A esquerda, com efeito, tem vivido de denunciar seus próprios erros desde o dia em que, na Revolução Francesa, reconheceu a utilidade de guilhotinar um guilhotinador _um ato que elevou às nuvens o prestígio do movimento e lhe deu cacife para continuar guilhotinando a quem bem entendesse. Desde então, cada nova geração do esquerdismo nasce da orgulhosa proclamação do descrédito da anterior. O próprio marxismo emerge de uma crítica arrasadora dos erros da esquerda. De Robespierre a Alan Sokal, as moscas mudam, mas _como direi?_ a caravana passa: de cada nova série de vexames, horrores e fracassos, a esquerda emerge revigorada pelo milagre da ablução verbal e imbuída de seu direito a infindáveis créditos de confiança, tanto mais renováveis quanto mais o débito entra sempre na conta da administração anterior.
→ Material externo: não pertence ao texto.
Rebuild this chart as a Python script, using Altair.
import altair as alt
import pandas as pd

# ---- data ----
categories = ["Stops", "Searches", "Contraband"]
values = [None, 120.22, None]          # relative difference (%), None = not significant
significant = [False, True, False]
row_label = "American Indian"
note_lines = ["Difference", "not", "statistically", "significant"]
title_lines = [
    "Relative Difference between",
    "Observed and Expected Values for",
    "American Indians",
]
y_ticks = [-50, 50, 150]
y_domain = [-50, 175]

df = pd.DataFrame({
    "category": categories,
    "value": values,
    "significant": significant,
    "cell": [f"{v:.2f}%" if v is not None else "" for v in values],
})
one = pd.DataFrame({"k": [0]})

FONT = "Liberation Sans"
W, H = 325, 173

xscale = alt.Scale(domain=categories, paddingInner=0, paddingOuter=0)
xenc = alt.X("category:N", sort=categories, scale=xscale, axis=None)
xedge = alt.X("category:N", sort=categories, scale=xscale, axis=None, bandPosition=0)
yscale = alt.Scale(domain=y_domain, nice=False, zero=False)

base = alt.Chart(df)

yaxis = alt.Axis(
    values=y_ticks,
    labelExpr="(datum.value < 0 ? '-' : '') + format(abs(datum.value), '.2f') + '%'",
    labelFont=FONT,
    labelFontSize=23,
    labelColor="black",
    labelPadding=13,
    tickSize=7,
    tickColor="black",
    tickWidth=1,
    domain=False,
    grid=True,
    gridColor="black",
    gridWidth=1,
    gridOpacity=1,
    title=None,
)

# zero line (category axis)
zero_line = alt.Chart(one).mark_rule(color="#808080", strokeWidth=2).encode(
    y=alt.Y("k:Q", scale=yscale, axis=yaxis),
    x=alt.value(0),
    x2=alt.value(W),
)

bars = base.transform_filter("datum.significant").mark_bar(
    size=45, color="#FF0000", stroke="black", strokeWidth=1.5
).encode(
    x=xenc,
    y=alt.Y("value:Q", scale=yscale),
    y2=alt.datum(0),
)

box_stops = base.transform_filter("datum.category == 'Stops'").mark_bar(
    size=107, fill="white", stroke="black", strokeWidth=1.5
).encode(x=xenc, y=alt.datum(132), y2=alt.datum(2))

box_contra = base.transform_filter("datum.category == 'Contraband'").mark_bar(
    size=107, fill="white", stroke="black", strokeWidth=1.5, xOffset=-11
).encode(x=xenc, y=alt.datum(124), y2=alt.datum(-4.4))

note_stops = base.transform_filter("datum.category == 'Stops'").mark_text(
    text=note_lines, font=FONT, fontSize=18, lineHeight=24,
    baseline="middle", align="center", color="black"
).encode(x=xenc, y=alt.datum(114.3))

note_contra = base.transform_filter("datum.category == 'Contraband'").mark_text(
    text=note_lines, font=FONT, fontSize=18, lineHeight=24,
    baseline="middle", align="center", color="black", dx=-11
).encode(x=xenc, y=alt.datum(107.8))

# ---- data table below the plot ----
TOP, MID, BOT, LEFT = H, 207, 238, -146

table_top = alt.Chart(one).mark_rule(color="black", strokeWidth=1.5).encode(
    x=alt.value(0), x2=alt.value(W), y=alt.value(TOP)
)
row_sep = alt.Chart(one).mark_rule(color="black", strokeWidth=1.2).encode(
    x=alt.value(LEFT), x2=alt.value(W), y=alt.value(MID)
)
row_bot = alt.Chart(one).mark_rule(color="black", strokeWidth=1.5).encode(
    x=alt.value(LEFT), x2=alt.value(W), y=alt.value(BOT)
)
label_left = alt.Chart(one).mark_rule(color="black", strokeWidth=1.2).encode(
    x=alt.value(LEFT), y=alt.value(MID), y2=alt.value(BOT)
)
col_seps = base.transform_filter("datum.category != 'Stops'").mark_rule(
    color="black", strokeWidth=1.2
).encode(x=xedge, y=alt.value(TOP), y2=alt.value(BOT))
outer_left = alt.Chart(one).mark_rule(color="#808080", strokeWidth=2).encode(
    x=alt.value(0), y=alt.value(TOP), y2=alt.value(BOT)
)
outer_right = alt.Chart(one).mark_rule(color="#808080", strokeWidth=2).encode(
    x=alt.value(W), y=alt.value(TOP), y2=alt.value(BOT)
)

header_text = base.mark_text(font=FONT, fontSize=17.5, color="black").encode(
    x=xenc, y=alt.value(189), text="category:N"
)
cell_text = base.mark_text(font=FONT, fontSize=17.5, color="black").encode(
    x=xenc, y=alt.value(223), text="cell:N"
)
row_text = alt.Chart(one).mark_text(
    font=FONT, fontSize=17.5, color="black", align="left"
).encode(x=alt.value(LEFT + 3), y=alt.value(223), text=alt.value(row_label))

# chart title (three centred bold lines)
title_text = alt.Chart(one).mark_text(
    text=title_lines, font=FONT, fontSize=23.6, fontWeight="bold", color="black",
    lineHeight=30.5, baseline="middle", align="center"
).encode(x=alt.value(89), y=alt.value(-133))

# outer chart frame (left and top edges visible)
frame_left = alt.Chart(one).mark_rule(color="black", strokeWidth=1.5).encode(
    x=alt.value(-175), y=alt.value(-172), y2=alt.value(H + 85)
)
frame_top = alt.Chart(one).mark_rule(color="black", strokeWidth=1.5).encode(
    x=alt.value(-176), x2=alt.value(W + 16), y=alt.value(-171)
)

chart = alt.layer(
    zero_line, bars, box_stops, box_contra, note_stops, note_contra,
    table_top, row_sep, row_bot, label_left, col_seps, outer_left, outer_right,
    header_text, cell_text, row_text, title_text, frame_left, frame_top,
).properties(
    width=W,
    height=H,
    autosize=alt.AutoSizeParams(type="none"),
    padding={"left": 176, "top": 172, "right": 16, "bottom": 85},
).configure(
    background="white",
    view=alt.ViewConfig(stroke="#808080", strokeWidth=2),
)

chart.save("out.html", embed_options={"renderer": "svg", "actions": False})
Sokal é apenas mais um oficiante do antigo ritual cíclico em que a esquerda se realimenta, dialeticamente, da sua própria negação.
Para cúmulo, Sokal procura minimizar o alcance de sua própria crítica, afirmando que só atacou uma minoria. Mas como explicar que a crítica a uma fração minoritária tenha provocado tamanha celeuma senão por essa fração ser representativa do todo? Sokal admite que seu artigo citava um rol de bobagens ditas ''por proeminentes intelectuais'' _e ninguém é proeminente por receber somente o aplauso da minoria. Derrida, Foucault, Lyotard, Lacan, Deleuze não são objetos de culto de um miúdo igrejório provinciano: são ídolos da ''intelligentsia'' mundial. Ridicularizados, comprometem necessariamente a falsa imagem de respeitabilidade intelectual da esquerda como um todo. Não há escapatória.
Sokal poderia ter preservado ao menos sua própria respeitabilidade, se não mostrasse ter a tradicional propensão da esquerda a julgar seus atos apenas pelas intenções alegadas, pulando fora da responsabilidade pelos efeitos reais, por mais previsíveis que sejam. Mas ele preferiu superar, como humorista involuntário, seus dons de parodista. Pois o ar de inocência com que um autor de paródia declara não ter tido intenção de ridículo faria dele um autêntico ''pince-sans-rire'', se não soubéssemos que ele acredita no que diz, e que, no caso, acreditar no que diz é admitir que não sabe o que faz.
Olavo de Carvalho, 49, jornalista, é autor de ''O Jardim das Aflições: Ensaio sobre o Materialismo e a Religião Civil'' e de ''O Imbecil Coletivo: Atualidades Inculturais Brasileiras''.